Pull out all lines from the listing below in which the word "that" appears.

#### ENTRIES SHOWN ####

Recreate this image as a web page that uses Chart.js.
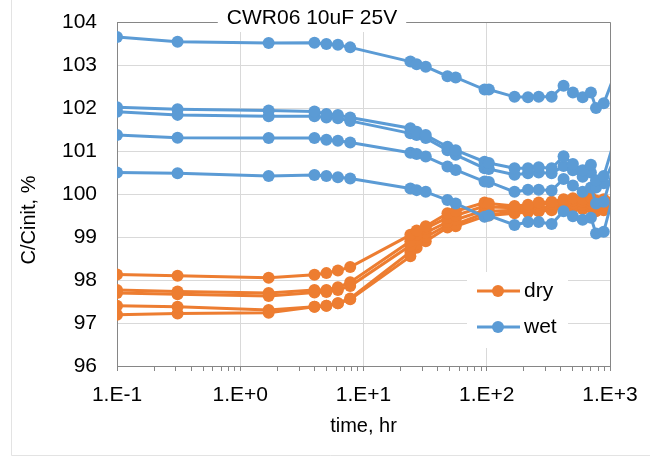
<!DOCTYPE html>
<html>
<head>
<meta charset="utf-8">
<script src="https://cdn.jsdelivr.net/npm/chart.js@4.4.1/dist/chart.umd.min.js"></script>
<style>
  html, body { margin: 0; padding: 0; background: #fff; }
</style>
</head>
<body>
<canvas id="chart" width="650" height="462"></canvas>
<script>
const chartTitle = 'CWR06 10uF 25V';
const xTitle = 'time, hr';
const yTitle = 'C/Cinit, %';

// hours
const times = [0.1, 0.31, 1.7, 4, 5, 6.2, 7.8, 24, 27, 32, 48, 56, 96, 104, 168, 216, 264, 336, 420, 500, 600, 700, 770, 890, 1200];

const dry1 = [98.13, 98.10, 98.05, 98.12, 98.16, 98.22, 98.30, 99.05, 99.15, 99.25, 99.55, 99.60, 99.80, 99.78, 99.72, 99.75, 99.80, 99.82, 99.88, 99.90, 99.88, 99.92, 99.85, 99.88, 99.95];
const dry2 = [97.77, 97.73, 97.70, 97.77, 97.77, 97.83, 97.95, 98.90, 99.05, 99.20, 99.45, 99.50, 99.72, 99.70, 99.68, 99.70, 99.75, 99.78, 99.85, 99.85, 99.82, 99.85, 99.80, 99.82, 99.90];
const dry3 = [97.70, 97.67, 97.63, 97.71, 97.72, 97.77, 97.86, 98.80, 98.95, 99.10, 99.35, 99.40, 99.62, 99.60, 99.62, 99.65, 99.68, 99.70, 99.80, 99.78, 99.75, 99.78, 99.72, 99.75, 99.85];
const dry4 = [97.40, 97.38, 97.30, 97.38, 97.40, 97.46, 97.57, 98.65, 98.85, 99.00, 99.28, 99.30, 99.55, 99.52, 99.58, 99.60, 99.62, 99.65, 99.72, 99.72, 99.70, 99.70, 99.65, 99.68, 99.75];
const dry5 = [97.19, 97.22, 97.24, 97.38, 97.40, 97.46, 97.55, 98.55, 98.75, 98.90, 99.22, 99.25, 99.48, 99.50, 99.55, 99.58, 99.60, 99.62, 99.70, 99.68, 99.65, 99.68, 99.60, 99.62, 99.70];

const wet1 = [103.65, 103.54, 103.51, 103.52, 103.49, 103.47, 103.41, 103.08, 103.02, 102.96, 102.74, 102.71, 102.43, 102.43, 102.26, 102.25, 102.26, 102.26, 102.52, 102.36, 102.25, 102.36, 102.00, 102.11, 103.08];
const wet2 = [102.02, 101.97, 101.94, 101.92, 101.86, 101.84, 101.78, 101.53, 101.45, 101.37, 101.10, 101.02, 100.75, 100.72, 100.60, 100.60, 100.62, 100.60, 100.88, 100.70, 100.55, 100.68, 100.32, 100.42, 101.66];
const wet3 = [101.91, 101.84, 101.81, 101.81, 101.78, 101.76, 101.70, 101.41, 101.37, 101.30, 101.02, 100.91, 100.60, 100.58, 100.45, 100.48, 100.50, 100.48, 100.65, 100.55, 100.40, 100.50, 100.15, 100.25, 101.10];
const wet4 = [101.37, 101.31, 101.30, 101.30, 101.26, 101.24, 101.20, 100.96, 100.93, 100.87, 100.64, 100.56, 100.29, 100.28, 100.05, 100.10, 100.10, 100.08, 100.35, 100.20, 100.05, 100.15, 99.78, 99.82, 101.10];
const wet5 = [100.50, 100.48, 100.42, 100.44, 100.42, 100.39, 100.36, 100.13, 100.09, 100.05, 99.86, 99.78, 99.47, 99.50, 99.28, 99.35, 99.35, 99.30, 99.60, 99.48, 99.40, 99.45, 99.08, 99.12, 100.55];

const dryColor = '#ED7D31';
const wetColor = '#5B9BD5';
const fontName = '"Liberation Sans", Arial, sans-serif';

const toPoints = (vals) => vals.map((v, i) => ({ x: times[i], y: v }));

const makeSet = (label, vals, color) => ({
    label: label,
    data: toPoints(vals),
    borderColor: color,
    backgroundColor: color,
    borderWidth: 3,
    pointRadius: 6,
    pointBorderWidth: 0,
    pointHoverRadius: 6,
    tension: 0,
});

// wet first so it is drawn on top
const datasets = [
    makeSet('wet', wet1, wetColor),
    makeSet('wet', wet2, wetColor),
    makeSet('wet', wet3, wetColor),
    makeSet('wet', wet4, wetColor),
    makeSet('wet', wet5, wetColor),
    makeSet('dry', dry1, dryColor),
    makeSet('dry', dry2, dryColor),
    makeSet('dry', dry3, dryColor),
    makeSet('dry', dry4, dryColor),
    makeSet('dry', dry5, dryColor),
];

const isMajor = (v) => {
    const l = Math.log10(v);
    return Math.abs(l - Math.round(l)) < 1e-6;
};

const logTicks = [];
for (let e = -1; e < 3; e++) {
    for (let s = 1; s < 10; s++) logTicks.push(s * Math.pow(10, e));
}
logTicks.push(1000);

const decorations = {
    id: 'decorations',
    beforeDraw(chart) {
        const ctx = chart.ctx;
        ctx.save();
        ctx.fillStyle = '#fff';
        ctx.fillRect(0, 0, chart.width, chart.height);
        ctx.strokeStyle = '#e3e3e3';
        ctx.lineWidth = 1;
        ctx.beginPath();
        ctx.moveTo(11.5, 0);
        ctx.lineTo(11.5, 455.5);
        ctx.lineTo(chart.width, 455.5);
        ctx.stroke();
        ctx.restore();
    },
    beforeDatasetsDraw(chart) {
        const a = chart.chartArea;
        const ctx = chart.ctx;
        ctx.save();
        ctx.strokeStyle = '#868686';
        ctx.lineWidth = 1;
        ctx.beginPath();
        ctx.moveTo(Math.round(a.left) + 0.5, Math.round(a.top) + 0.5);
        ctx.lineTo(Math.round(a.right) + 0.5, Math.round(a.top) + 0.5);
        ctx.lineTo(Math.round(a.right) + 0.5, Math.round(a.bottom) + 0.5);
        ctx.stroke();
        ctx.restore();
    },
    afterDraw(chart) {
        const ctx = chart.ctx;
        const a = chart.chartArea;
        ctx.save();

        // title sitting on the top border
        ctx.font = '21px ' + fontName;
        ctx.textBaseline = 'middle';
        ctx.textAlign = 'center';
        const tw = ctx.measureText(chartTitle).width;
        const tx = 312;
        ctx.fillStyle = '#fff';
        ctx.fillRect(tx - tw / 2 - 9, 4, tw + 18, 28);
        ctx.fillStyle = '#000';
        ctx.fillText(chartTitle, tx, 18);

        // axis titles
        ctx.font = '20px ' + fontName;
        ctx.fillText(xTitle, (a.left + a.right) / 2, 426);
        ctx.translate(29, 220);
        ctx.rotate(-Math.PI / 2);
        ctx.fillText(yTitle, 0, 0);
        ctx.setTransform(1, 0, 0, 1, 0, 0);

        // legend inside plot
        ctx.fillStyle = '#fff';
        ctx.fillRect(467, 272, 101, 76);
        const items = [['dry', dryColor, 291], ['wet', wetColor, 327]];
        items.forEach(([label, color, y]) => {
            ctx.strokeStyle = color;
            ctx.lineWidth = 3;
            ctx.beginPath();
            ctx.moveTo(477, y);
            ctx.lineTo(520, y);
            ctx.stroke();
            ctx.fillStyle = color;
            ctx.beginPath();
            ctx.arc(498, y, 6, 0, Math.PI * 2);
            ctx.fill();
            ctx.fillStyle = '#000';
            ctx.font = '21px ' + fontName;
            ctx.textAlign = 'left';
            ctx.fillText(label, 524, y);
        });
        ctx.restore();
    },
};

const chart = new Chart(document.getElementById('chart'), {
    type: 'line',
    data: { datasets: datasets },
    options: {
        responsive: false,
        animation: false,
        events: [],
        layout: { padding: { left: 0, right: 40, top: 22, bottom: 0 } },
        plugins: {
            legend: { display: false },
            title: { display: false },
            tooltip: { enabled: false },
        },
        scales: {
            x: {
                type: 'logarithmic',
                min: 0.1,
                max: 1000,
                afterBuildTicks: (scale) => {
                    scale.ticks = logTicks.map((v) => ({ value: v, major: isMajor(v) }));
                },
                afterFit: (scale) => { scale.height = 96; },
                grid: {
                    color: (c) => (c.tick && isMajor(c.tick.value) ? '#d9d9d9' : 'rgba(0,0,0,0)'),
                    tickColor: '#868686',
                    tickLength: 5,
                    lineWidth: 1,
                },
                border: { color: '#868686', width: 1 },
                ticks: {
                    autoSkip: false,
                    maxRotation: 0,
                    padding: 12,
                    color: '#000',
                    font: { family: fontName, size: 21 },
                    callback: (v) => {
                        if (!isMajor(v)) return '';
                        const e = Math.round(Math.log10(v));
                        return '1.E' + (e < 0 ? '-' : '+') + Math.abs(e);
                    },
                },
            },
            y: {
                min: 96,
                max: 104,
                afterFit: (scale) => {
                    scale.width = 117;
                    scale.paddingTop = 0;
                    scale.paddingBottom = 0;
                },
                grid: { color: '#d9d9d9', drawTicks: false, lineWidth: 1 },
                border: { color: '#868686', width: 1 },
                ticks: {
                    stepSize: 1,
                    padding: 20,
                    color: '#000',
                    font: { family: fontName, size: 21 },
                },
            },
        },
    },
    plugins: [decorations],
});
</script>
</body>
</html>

####
#### ENTRIES SHOWN ####

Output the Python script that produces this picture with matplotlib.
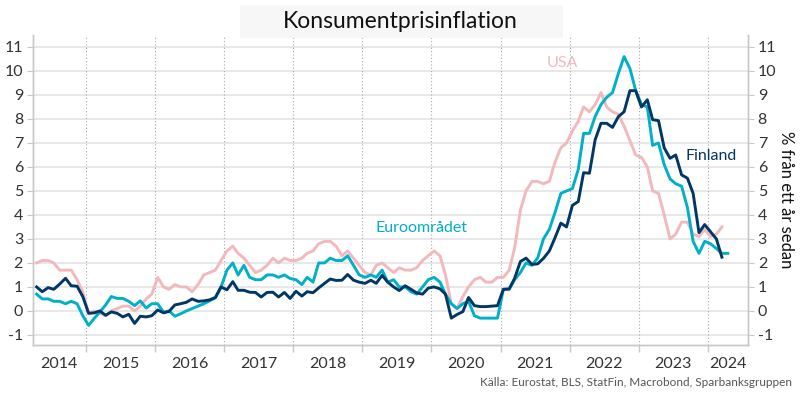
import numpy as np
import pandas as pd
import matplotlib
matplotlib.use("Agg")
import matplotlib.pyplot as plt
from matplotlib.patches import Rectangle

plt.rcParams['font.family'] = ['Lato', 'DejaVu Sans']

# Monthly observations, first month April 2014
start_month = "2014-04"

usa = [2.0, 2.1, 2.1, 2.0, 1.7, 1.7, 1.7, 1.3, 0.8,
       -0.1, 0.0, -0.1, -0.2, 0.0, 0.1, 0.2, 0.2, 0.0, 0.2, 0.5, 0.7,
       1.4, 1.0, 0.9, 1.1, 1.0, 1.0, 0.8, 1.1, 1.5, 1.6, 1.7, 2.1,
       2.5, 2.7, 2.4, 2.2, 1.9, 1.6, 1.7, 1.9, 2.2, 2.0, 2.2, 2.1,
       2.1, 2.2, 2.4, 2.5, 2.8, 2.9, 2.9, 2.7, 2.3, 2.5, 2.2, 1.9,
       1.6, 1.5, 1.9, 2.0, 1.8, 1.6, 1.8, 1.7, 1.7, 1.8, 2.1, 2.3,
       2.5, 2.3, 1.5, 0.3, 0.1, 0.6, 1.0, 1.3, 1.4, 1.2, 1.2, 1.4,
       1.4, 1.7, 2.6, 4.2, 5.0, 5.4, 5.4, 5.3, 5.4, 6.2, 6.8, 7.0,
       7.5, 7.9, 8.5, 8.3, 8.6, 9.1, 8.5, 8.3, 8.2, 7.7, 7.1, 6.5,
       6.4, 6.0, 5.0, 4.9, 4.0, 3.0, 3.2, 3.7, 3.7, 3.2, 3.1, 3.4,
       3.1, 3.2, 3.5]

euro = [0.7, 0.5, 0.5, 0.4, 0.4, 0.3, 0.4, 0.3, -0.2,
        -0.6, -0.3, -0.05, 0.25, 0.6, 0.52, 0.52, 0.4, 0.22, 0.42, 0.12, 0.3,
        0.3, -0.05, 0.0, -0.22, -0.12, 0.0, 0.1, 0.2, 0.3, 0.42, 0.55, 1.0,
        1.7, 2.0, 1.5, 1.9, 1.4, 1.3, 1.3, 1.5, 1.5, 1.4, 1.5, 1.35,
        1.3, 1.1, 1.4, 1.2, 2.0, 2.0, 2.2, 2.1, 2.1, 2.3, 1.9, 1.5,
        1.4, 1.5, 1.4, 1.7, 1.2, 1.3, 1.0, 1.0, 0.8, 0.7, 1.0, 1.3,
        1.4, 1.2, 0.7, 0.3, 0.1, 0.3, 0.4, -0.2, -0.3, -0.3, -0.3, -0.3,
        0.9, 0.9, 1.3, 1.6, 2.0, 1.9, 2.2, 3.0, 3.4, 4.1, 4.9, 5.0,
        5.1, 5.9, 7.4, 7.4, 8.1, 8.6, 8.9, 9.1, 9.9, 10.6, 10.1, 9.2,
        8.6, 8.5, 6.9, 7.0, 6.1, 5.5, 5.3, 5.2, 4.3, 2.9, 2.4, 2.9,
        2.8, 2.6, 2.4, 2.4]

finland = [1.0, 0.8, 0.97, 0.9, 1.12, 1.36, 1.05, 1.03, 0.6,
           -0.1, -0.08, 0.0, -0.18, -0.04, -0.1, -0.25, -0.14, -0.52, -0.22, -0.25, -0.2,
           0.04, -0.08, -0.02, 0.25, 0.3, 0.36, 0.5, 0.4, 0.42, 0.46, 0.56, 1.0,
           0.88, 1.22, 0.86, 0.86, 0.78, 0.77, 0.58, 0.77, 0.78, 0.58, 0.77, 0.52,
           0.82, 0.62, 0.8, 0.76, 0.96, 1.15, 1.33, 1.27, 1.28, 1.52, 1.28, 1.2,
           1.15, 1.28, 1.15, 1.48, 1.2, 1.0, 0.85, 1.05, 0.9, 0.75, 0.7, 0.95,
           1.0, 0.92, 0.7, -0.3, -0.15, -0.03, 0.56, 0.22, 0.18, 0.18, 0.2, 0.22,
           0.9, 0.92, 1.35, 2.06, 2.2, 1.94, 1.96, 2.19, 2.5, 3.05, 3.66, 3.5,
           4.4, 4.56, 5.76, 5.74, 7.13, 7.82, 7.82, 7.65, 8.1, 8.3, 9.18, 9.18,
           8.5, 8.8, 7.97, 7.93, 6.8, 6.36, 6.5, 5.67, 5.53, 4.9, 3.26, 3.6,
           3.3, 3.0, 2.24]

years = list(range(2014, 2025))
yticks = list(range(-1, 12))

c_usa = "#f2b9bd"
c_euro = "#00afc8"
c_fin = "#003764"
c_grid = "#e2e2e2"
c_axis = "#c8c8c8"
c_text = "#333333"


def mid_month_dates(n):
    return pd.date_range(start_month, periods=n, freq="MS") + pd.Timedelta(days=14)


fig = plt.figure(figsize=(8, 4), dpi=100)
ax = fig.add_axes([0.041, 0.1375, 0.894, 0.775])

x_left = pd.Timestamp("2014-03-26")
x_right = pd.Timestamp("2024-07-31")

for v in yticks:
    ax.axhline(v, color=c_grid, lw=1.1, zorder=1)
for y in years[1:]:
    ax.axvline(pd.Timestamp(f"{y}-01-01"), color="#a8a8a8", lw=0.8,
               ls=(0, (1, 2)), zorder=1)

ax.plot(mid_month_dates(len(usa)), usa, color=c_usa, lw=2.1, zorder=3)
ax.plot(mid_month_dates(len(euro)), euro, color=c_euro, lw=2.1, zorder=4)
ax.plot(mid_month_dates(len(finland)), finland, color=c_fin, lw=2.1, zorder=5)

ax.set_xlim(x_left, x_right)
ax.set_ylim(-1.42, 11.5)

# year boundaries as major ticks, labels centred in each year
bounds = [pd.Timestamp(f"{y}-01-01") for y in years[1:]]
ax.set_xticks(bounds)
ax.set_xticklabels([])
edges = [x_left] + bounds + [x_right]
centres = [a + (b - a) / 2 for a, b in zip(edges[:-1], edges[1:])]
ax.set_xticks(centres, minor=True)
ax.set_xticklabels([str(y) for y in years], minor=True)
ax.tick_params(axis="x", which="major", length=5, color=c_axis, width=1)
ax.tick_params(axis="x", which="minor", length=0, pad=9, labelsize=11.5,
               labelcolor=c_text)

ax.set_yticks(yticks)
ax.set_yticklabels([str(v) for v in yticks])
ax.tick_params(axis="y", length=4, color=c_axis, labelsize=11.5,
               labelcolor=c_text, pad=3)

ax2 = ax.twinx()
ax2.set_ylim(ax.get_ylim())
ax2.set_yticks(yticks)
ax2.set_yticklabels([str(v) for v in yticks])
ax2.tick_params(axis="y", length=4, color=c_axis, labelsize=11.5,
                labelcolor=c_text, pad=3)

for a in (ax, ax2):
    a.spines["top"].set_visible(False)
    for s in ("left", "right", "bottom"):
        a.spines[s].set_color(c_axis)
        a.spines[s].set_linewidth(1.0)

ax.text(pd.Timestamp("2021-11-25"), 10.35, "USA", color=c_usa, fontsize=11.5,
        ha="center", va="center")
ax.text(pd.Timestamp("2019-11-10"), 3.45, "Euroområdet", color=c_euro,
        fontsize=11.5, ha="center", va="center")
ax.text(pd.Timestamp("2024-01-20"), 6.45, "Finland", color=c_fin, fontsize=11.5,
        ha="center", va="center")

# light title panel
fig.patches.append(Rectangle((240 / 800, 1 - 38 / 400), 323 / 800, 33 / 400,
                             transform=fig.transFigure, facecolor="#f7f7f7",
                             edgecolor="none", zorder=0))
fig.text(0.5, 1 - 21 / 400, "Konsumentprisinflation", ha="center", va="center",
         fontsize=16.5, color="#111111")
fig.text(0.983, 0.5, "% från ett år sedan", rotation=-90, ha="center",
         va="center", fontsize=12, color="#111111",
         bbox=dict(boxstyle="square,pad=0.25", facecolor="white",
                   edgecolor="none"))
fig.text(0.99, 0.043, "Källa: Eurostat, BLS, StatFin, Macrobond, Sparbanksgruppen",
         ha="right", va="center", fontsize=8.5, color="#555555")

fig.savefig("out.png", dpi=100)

####
#### ENTRIES SHOWN ####

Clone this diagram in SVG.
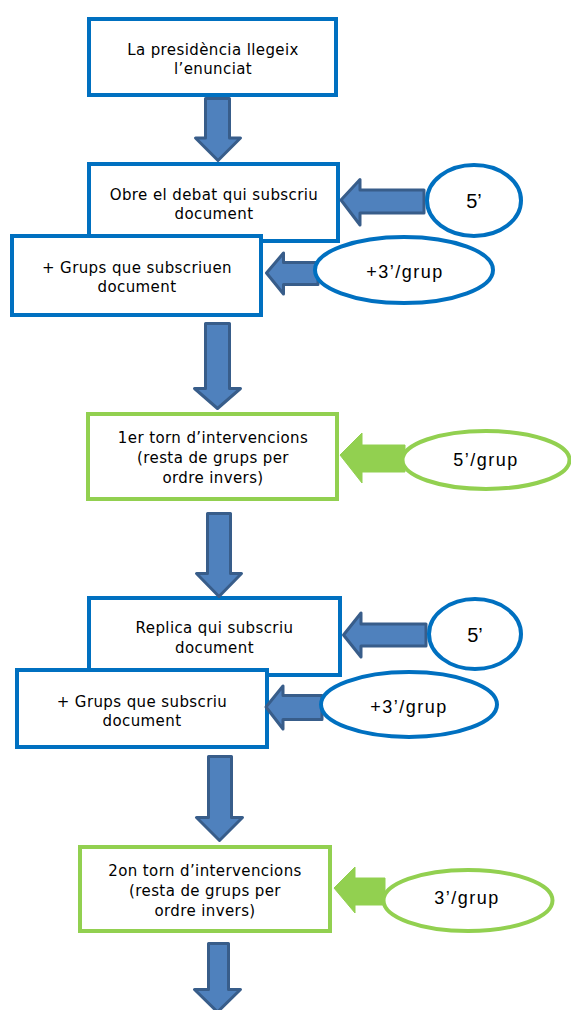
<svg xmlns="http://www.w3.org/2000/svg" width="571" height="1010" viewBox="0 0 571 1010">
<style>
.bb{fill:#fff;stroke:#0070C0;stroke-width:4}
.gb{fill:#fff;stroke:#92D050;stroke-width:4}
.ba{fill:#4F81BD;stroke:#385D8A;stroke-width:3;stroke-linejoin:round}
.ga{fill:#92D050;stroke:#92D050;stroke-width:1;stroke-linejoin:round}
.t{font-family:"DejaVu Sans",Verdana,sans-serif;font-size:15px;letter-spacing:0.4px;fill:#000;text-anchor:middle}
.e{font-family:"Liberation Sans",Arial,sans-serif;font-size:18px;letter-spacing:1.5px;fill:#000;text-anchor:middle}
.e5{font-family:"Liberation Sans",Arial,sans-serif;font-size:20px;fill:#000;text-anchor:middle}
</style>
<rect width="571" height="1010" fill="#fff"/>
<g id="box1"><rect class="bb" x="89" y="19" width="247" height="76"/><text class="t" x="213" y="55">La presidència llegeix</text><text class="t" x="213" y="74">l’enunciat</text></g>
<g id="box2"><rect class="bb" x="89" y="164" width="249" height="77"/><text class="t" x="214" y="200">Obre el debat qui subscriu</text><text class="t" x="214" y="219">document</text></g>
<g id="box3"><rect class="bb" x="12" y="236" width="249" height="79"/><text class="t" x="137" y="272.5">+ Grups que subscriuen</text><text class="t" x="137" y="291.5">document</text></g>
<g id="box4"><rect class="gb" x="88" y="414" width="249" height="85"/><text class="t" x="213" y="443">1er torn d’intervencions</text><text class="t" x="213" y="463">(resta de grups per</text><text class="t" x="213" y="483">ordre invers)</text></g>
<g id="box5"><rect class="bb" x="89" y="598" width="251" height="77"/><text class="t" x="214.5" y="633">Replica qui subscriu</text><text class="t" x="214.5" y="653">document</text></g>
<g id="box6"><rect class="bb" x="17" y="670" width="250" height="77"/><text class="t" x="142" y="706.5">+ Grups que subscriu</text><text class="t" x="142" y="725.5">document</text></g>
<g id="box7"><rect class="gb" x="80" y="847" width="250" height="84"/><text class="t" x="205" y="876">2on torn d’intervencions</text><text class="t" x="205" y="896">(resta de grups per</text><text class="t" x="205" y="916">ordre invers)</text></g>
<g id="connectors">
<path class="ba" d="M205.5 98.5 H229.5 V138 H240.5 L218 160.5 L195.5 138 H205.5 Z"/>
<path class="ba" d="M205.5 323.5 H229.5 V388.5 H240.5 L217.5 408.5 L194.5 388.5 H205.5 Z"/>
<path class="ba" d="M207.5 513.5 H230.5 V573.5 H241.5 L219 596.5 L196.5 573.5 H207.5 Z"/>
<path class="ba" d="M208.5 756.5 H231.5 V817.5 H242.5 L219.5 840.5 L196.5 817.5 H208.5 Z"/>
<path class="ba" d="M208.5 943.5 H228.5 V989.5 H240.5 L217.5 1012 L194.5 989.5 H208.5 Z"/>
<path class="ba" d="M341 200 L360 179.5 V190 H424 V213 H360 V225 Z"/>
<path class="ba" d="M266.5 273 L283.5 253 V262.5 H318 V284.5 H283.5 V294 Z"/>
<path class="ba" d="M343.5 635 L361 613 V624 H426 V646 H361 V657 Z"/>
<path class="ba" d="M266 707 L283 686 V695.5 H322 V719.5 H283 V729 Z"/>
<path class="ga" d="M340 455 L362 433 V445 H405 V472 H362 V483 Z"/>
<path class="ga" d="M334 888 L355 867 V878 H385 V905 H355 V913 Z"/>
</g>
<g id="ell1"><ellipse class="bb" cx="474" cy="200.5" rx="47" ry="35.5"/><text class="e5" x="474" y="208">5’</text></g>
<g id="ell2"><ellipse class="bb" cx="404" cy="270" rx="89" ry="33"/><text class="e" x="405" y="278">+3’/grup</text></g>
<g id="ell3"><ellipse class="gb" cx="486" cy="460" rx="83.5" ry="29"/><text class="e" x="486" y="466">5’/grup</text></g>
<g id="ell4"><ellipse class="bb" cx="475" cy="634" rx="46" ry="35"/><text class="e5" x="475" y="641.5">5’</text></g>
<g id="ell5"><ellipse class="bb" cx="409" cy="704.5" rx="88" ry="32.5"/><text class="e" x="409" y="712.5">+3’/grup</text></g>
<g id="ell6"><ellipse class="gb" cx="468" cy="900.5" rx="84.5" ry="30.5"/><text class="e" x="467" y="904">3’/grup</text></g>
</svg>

####

* FULL ANSWER
Recreate this image as a web page that uses Chart.js.
Output the Python script that produces this picture with matplotlib.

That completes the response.